Infinite-dimensional inner product space: if $A \geq 0$ and if $\langle Ax, x\rangle = 0$ for some $x$, then $Ax = 0$.

Exercise 8, Section 82 from PR Halmos's Finite-Dimensional Vector Spaces, 2nd Edition

If $A$ is a positive semidefinite operator, and if $\langle Ax, x\rangle = 0$ for some vector $x$, show that $Ax = 0$. The underlying inner product space is not specified as finite-dimensional. The scalar field is not specified as real or complex.


I am able to establish the assertion assuming that the inner product space is finite-dimensional. Struggling with extending the argument to infinite-dimensional spaces however.
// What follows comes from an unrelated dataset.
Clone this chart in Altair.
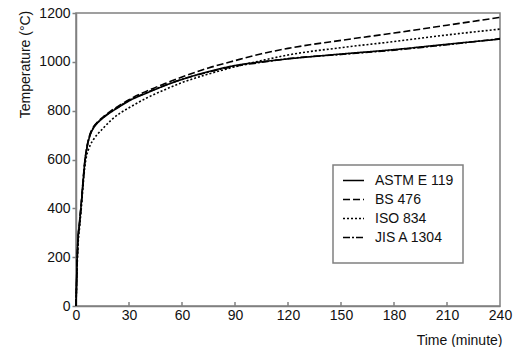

My argument for the finite-dimensional case goes as follows. Section 82 ("Functions of Transformations") of the book argues that every positive operator on a finite-dimensional inner product has a positive square root (function) associated. Thus, we observe that $0 = \langle Ax, x\rangle $ $= \langle \sqrt A \sqrt Ax, x\rangle$ $= \langle \sqrt Ax, {\sqrt A}^*x\rangle$ $= \langle \sqrt Ax, \sqrt Ax\rangle$ $= \Vert \sqrt Ax \Vert^2$ $\implies$ $\sqrt Ax = 0$ $\implies \sqrt A \sqrt Ax = 0$ $\implies Ax = 0$.

Unclear on how to extend this argument to the infinite-dimensional case. Would appreciate an advice. Thanks.


Solution 1:

The map $(y,z)\mapsto \langle Ay,z\rangle$ is a semi-inner product (i.e. it satisfies the same conditions as an inner product except for positive definiteness, which is replaced by positive semi-definiteness). In particular, the Cauchy-Schwarz inequality applied to $y=x$ and $z=Ax$ gives: $$ \lvert \langle Ax,Ax\rangle\rvert\leq \langle Ax,x\rangle^{1/2}\langle A(Ax),Ax\rangle^{1/2}=0. $$ Thus $Ax=0$.

Solution 2:

Suppose that $(Ax,x) = 0$, but $Ax \neq 0$. Consider the vector $v = Ax + tx$, with $t \in \Bbb R$. We have $$ (Av,v) = (A^2x+tAx,Ax+tx) = (x,Ax)t^2 + [(A^2x,x) + (Ax,Ax)]t + (A^2x,Ax)\\ = 2\|Ax\|^2 t + (A^2x,Ax). $$ We see that for a "sufficiently negative" $t$ ($t < -\frac{(A^2x,Ax)}{2\|Ax\|^2}$), $(Av,v)$ must be negative. So, $A$ cannot be positive semidefinite.